When I took the test for my  hairdressing license did that mean I was a professional? No it didn’t, the same when I graduated makeup school I was not a professional and may I say, I was reminded that upon graduation. Did the DBPR do anything for you when we had the formaldehyde problems in our industry? No, they did not. OSHA and the FDA had to do all the work! Did the PBA do anything? Hell no! And they advertise themselves as the, “legal voice of the industry”.


Licensurship is a huge money-making conglomerate in our industry, for the schools and the state. Educational loans are the way to make an easy living for all and if you can start a beauty school and get state approval (accreditation) then you will get the loans. That is the easy meal ticket in my industry!  And we all see the product coming out of a Paul Mitchel school and Aveda is just the same.

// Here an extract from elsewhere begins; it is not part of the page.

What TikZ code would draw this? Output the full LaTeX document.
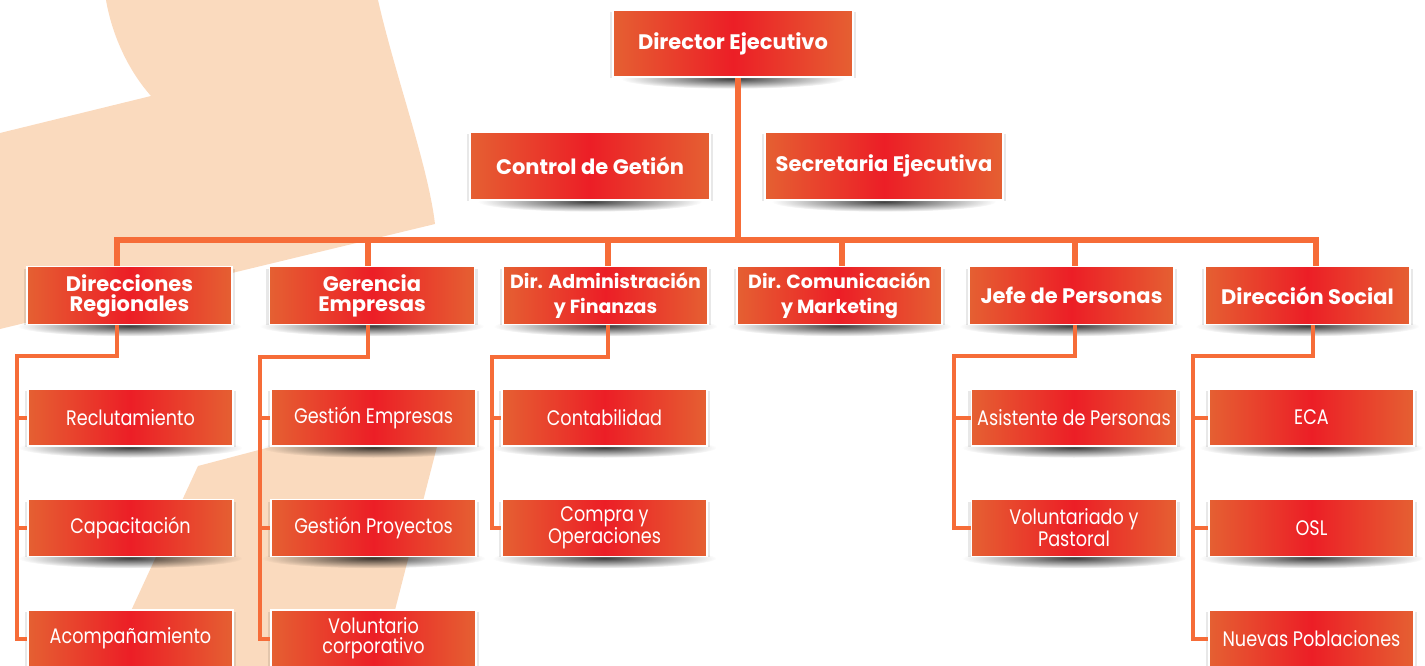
\documentclass[tikz,border=0pt]{standalone}
\usepackage{fontspec}
\setmainfont{Poppins}
\newfontfamily\boxfont{Poppins}[FakeStretch=0.84]
\usetikzlibrary{fadings}
\definecolor{peach}{RGB}{250,218,190}
\definecolor{lineor}{RGB}{246,108,56}
\definecolor{boxedge}{RGB}{229,96,50}
\definecolor{boxmid}{RGB}{236,30,38}
\tikzfading[name=shfade, inner color=transparent!0, outer color=transparent!100]
\pgfdeclarelayer{bg}\pgfdeclarelayer{shd}\pgfdeclarelayer{ln}
\pgfsetlayers{bg,shd,ln,main}
\begin{document}
\begin{tikzpicture}[x=1pt,y=-1pt,
  box/.style={rectangle, draw=white, line width=1.5pt, left color=boxedge, right color=boxedge, middle color=boxmid, text=white, align=center, inner sep=0pt, minimum width=205, minimum height=58},
  hbox/.style={box, font=\fontsize{21}{20}\selectfont\bfseries},
  hboxw/.style={box, font=\fontsize{19}{25}\selectfont\bfseries},
  lbox/.style={box, minimum height=57, font=\boxfont\fontsize{21}{20}\selectfont},
  mainln/.style={draw=lineor, line width=6.5pt},
  subln/.style={draw=lineor, line width=4pt},
  shadowfx/.style={fill=black, fill opacity=0.75, path fading=shfade},
  sideshd/.style={fill=black, fill opacity=0.09}
]
\useasboundingbox (0,0) rectangle (1425,666);
% background shapes
\begin{pgfonlayer}{bg}
\fill[peach] (106,0) .. controls (112,35) and (128,70) .. (151,96) -- (0,133) -- (0,329) -- (435,224) .. controls (428,165) and (395,75) .. (378,0) -- cycle;
\fill[peach] (198,466) -- (449,400) -- (377,680) -- (99,680) -- cycle;
\end{pgfonlayer}
% level 1
\node[hbox, minimum width=240, minimum height=67] (dir) at (733,43.5) {Director Ejecutivo};
\node[hbox, minimum width=240, minimum height=68] (cg) at (590,166) {Control de Getión};
\node[hbox, minimum width=238, minimum height=68] (se) at (884,166) {Secretaria Ejecutiva};
% level 2
\node[hbox] (DR) at (129.5,295.5) {Direcciones\\Regionales};
\node[hbox] (GE) at (372,295.5) {Gerencia\\Empresas};
\node[hboxw] (AF) at (605.5,295.5) {Dir. Administración\\y Finanzas};
\node[hboxw] (CM) at (839.5,295.5) {Dir. Comunicación\\y Marketing};
\node[hbox] (JP) at (1071.5,295.5) {Jefe de Personas};
\node[hbox] (DS) at (1307.5,295.5) {Dirección Social};
% level 3
\node[lbox] (r1) at (130.5,417.5) {Reclutamiento};
\node[lbox] (r2) at (130.5,528) {Capacitación};
\node[lbox] (r3) at (130.5,638.5) {Acompañamiento};
\node[lbox] (g1) at (373.5,417.5) {Gestión Empresas};
\node[lbox] (g2) at (373.5,528) {Gestión Proyectos};
\node[lbox] (g3) at (373.5,638.5) {Voluntario\\corporativo};
\node[lbox] (a1) at (604.5,417.5) {Contabilidad};
\node[lbox] (a2) at (604.5,528) {Compra y\\Operaciones};
\node[lbox] (j1) at (1074,417.5) {Asistente de Personas};
\node[lbox] (j2) at (1074,528) {Voluntariado y\\Pastoral};
\node[lbox] (s1) at (1311.5,417.5) {ECA};
\node[lbox] (s2) at (1311.5,528) {OSL};
\node[lbox] (s3) at (1311.5,638.5) {Nuevas Poblaciones};
% shadows
\begin{pgfonlayer}{shd}
\foreach \n in {dir,cg,se,DR,GE,AF,CM,JP,DS,r1,r2,g1,g2,a1,a2,j1,j2,s1,s2}
  \fill[shadowfx] ([yshift=-1pt]\n.south) ellipse [x radius=112pt, y radius=10pt];
\foreach \n in {dir,cg,se,DR,GE,AF,CM,JP,DS,r1,r2,r3,g1,g2,g3,a1,a2,j1,j2,s1,s2,s3}
  \fill[sideshd] ([xshift=-2.5pt,yshift=-3pt]\n.north west) rectangle ([xshift=2.5pt]\n.south east);
\end{pgfonlayer}
% connectors
\coordinate (trunk) at (738,240);
\coordinate (bl) at (117,240);
\coordinate (br) at (1316,240);
\coordinate (xGE) at (368,240);
\coordinate (xAF) at (608,240);
\coordinate (xCM) at (842,240);
\coordinate (xJP) at (1075,240);
\coordinate (jDR) at (117,356);
\coordinate (rDR) at (17,356);
\coordinate (jGE) at (368,357);
\coordinate (rGE) at (260,357);
\coordinate (jAF) at (608,357);
\coordinate (rAF) at (492,357);
\coordinate (jJP) at (1075,356);
\coordinate (rJP) at (954,356);
\coordinate (jDS) at (1313,356);
\coordinate (rDS) at (1193,356);
\begin{pgfonlayer}{ln}
\draw[mainln] (dir.south -| trunk) -- (trunk);
\draw[mainln] (DR.north -| bl) -- (bl) -- (br) -- (DS.north -| br);
\draw[mainln] (xGE) -- (GE.north -| xGE);
\draw[mainln] (xAF) -- (AF.north -| xAF);
\draw[mainln] (xCM) -- (CM.north -| xCM);
\draw[mainln] (xJP) -- (JP.north -| xJP);
\draw[subln] (DR.south -| jDR) -- (jDR) -- (rDR) |- (r3.west);
\draw[subln] (rDR) |- (r1.west);
\draw[subln] (rDR) |- (r2.west);
\draw[subln] (GE.south -| jGE) -- (jGE) -- (rGE) |- (g3.west);
\draw[subln] (rGE) |- (g1.west);
\draw[subln] (rGE) |- (g2.west);
\draw[subln] (AF.south -| jAF) -- (jAF) -- (rAF) |- (a2.west);
\draw[subln] (rAF) |- (a1.west);
\draw[subln] (JP.south -| jJP) -- (jJP) -- (rJP) |- (j2.west);
\draw[subln] (rJP) |- (j1.west);
\draw[subln] (DS.south -| jDS) -- (jDS) -- (rDS) |- (s3.west);
\draw[subln] (rDS) |- (s1.west);
\draw[subln] (rDS) |- (s2.west);
\end{pgfonlayer}
\end{tikzpicture}
\end{document}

And did you know Aveda is owned by Estee Lauder!! Follow the trail my friends.  

So times change everyone, will you be effected personally by this decision? No you wont, will the multi-million dollar beauty schools be effected? YES. If the states that expel the license adopt a form of apprentice ship this will rid the Paul Mitchell, and Aveda puppy mills from our industry. And when apprenticeships are taken upon the salon will and must pay the apprentice and also give them health care. Once and for all maybe an individual will be treated like a human being in our industry. College graduates upon their succeeding employment they receive a wage, sick days, 1-2 weeks vacation. Does anyone in our profession? No not at all, this way might have individuals seeing the industry for what it really is. And having the cream of the crop flowing to the surface.

I say good riddance to licensurship and lets move ahead.